Il testo è suddiviso in sette capitoli e chiuso da tre Appendici nelle quali sono illustrati diversi aspetti del progetto di ricerca su cui si basano le riflessioni dell’autore. Infatti, questo è un libro che pone insieme dati di ricerca e riflessioni approfondite, superando così la fin troppo diffusa contrapposizioni tra testi “di opinione” e lavori che si limitano a esporre i risultati di singole e specifiche rilevazioni. In apertura è posta anche una breve biografia redatta dallo stesso autore il quale vuole informare il lettore del proprio percorso scientifico e della strada che ha seguito per giungere al testo attuale.
Le prime pagine sono deputate ad illustrare il contesto generale nel quale ci si colloca e la Stigma Theory, definita come l’insieme delle caratteristiche personali che, all’interno di un dato sistema socio-culturale, sono percepite come difetti, carenze, o imperfezioni. Si tratta di un costrutto socialmente condiviso e prima ancora socialmente edificato che provoca stereotipizzazioni, pregiudizi, distorsioni percettive ed errori di giudizio basati sulla faziosità. Tutto ciò, a sua volta, provoca l’iniquità nel trattamento delle risorse umane che condividono un medesimo contesto professionale e/o organizzativo.
Sulla base di tale impostazioni il testo vuole rispondere a numerose domande tra le quali: quali sono le modalità con cui le persone gestiscono la propria e l’altrui appartenenza religiosa? Come sono identificate e riconosciute le diverse appartenenze religiose nella gestione delle relazioni professionali? Quali sono i problemi che derivano dalle differenze religiose dal punto di vista del lavoratore? In che modo le persone cercano di gestire il proprio credo religioso nel vivo della vita di lavoro?
Come si potrà vedere consultando il testo, al fine di dare una risposta adeguata a simili, complesse domande, è stato dato ampio spazio all’approccio della ricerca qualitativa e, quindi, all’utilizzazione delle interviste individuali. In sintesi, la realtà delle diversità religiose sul posto di lavoro è oggi qualcosa con cui molte imprese – soprattutto multinazionale – stanno facendo i conti; ma anche molte PMI italiane, segnatamente quelle che impiegano tecnici e manodopera che proviene dall’Est Europa e da oltre Mediterraneo, hanno già dovuto attrezzarsi pragmaticamente al fine (almeno) di consentire al proprio personale multietnico di praticare i riti delle proprie fedi religiose. Questo è però solo l’aspetto minimale, più visibile e concretamente risolvibile. Ciò che il lavoro di Stanley Bruce Thomson affronta si situa in un’area molto meno esplicita e chiama in causa le modalità personali, emotive e cognitive con le quali le persone si rivolgono verso il (cosiddetto) “diverso”.

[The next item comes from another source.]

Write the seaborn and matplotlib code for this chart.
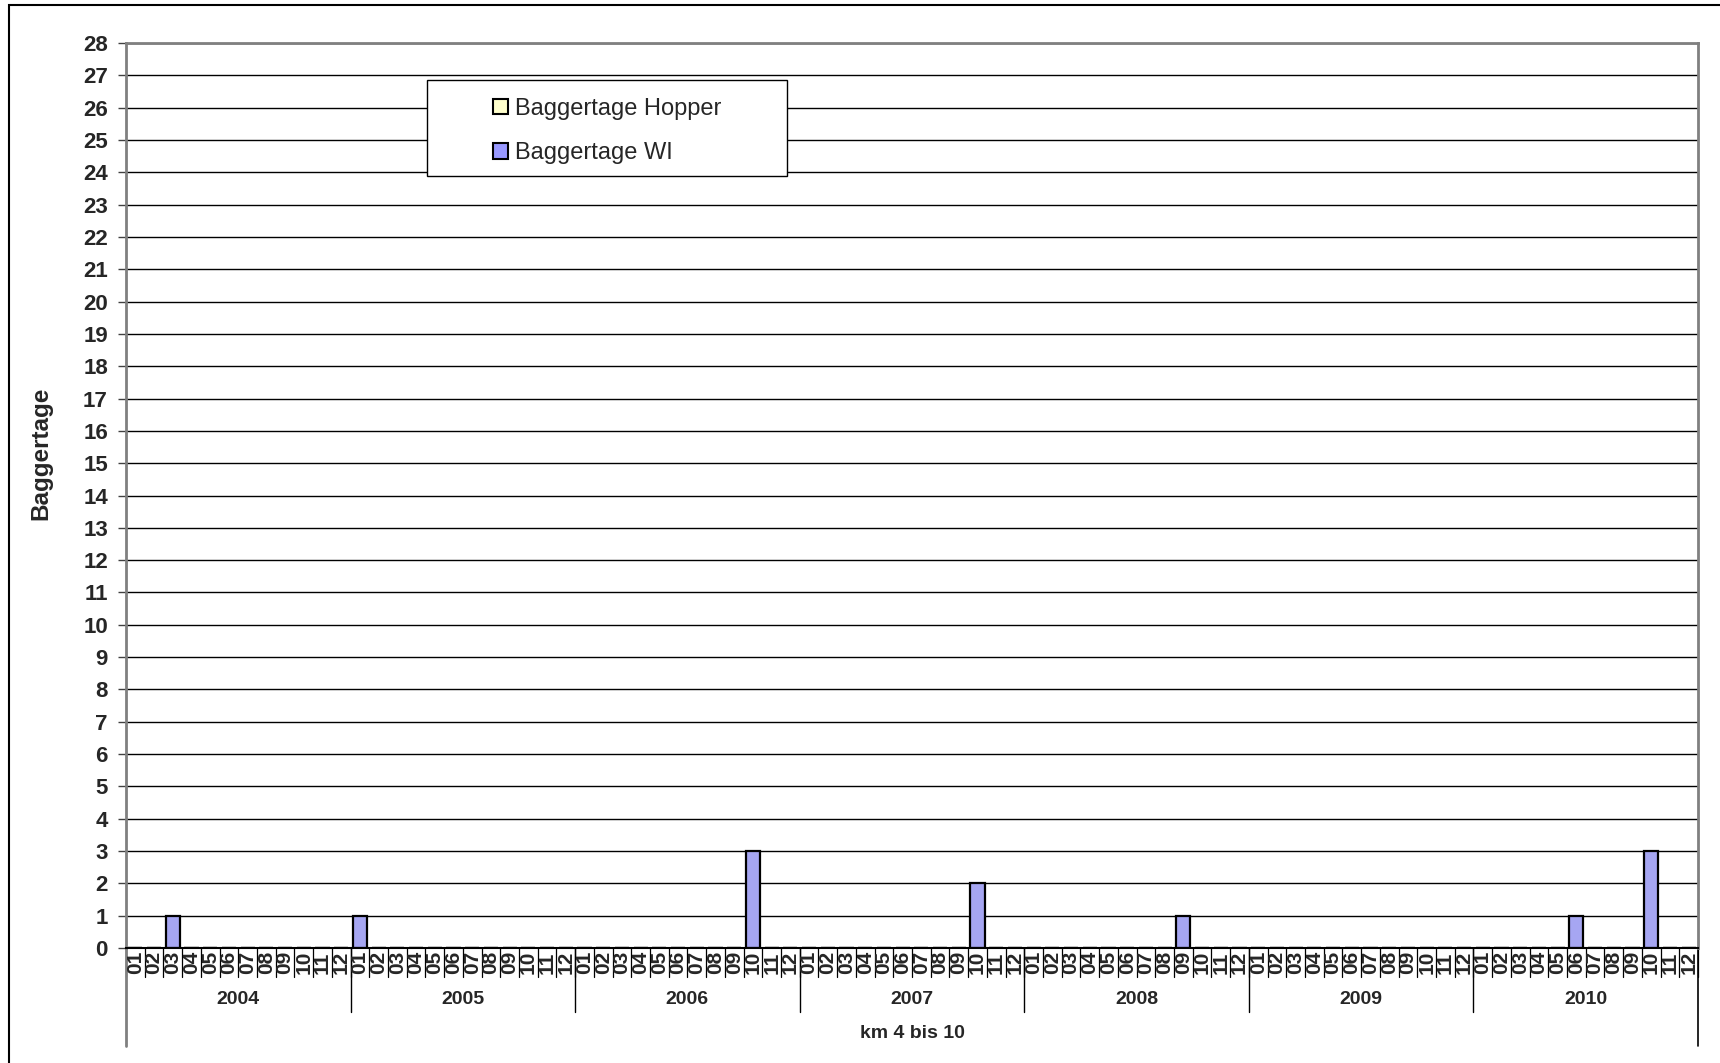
import numpy as np
import pandas as pd
import matplotlib
matplotlib.use("Agg")
import matplotlib.pyplot as plt
import matplotlib.transforms as mtransforms
from matplotlib.patches import Rectangle, Patch
import seaborn as sns

# ---- data ----
years = ["2004", "2005", "2006", "2007", "2008", "2009", "2010"]
months = ["01", "02", "03", "04", "05", "06", "07", "08", "09", "10", "11", "12"]
series_names = ["Baggertage Hopper", "Baggertage WI"]
# non-zero WI values: (year, month, days)
wi_events = [("2004", "03", 1), ("2005", "01", 1), ("2006", "10", 3),
             ("2007", "10", 2), ("2008", "09", 1), ("2010", "06", 1),
             ("2010", "10", 3)]
hopper_events = []  # no Hopper dredging days
y_ticks = list(range(0, 29))

# ---- build table ----
rows = []
for yi, y in enumerate(years):
    for mi, m in enumerate(months):
        idx = yi * 12 + mi
        wi = sum(v for (yy, mm, v) in wi_events if yy == y and mm == m)
        ho = sum(v for (yy, mm, v) in hopper_events if yy == y and mm == m)
        rows.append({"idx": idx, "series": series_names[0], "value": ho})
        rows.append({"idx": idx, "series": series_names[1], "value": wi})
df = pd.DataFrame(rows)
n = len(years) * len(months)

sns.set_style("white")
plt.rcParams["font.family"] = ["Liberation Sans", "DejaVu Sans"]

W, H = 1720, 1063
fig = plt.figure(figsize=(W / 100, H / 100), dpi=100)
ax = fig.add_axes([126 / W, 1 - 948 / H, 1572 / W, 905 / H])

colors = {"Baggertage Hopper": "#FFFFCC", "Baggertage WI": "#9999FF"}
sns.barplot(data=df, x="idx", y="value", hue="series", hue_order=series_names,
            order=list(range(n)), dodge=False, palette=colors,
            edgecolor="black", linewidth=1.6, width=0.75, ax=ax, legend=False)

ax.set_xlim(-0.5, n - 0.5)
ax.set_ylim(0, 28)
ax.set_yticks(y_ticks)
ax.set_yticklabels([str(t) for t in y_ticks], fontsize=16, fontweight="bold")
ax.yaxis.grid(True, color="black", linewidth=1.0)
ax.set_axisbelow(True)
ax.tick_params(axis="y", direction="out", length=6, width=1, color="#404040", pad=7, left=True)
ax.set_xticks([])
ax.set_xlabel("")
ax.set_ylabel("")
for s in ["left", "top", "right"]:
    ax.spines[s].set_color("#808080")
    ax.spines[s].set_linewidth(2)
ax.spines["bottom"].set_color("black")
ax.spines["bottom"].set_linewidth(1.5)

# ---- multi-level x axis ----
trans = mtransforms.blended_transform_factory(ax.transData, ax.transAxes)
hpx = 905.0
for b in np.arange(-0.5, n, 1.0):
    ax.plot([b, b], [0, -29 / hpx], transform=trans, color="black", lw=0.9, clip_on=False)
for k in range(1, len(years)):
    b = 12 * k - 0.5
    ax.plot([b, b], [0, -64 / hpx], transform=trans, color="black", lw=1.0, clip_on=False)
ax.plot([-0.5, -0.5], [0, -98 / hpx], transform=trans, color="#808080", lw=2, clip_on=False)
ax.plot([n - 0.5, n - 0.5], [0, -98 / hpx], transform=trans, color="black", lw=1.2, clip_on=False)

for yi, y in enumerate(years):
    for mi, m in enumerate(months):
        ax.text(yi * 12 + mi, -14.5 / hpx, m, transform=trans, rotation=90,
                ha="center", va="center", fontsize=15, fontweight="bold")
    ax.text(yi * 12 + 5.5, -51 / hpx, y, transform=trans, ha="center", va="center",
            fontsize=14, fontweight="bold")
ax.text((n - 1) / 2, -85 / hpx, "km 4 bis 10", transform=trans, ha="center", va="center",
        fontsize=14, fontweight="bold")

fig.text(41 / W, 1 - 453 / H, "Baggertage", rotation=90, ha="center", va="center",
         fontsize=17.5, fontweight="bold")

# ---- legend ----
box = Rectangle((427 / W, 1 - 176 / H), 360 / W, 96 / H, transform=fig.transFigure,
                facecolor="white", edgecolor="black", lw=1.0, zorder=5)
fig.add_artist(box)
handles = [Patch(facecolor=colors[s], edgecolor="black", linewidth=1.5) for s in series_names]
leg = fig.legend(handles, series_names, loc="center", bbox_to_anchor=(607 / W, 1 - 131 / H),
                 frameon=False, fontsize=17, handlelength=0.62, handleheight=0.62,
                 handletextpad=0.3, labelspacing=0.95)
leg.set_zorder(6)

# ---- outer frame ----
frame = Rectangle((8.5 / W, -0.02), 1.05, 1 - 5 / H + 0.02, transform=fig.transFigure,
                  facecolor="none", edgecolor="black", lw=1.5, clip_on=False)
fig.add_artist(frame)

fig.savefig("out.png", dpi=100, facecolor="white")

In un periodo storico in cui le analisi sociologiche indicano l’aumento dei pregiudizi e delle diffidenze verso tutti coloro che non appartengono alla comunità di riferimento, e in cui si stanno alzando barriere di ogni genere per difendersi dagli “altri”, questo tipo di ricerche e di riflessioni appare più che mai valido ed attuale. Probabilmente il solo limite del lavoro di ricerca presentato dall’autore risiede nel fatto che il progetto, pur durato ben quattro anni, è stato localizzato in un’area meridionale dell’Australia, e ciò naturalmente propone la necessità di essere assai accorti nella generalizzazione dei risultati (per gli altri limiti del progetto di ricerca si veda la terza appendice del testo in cui l’autore, puntigliosamente, espone ciò che ritiene limitare i risultati).
Su un tema assai vicino a quello affrontato da Stanley Bruce Thomson si consiglia di consultare il bel volume di Gary E. Roberts, Developing Christian Servant Leadership (Palgrave Macmillan, 2015). Un testo dedicato a ciò che può essere tradotto come “leadership di servizio” (o “al servizio di”…), basata sul bilanciamento tra necessità di conseguire gli obiettivi di business, l’etica e la positiva considerazione verso le persone al lavoro, trattate come esseri umani sul cammino della crescita continua.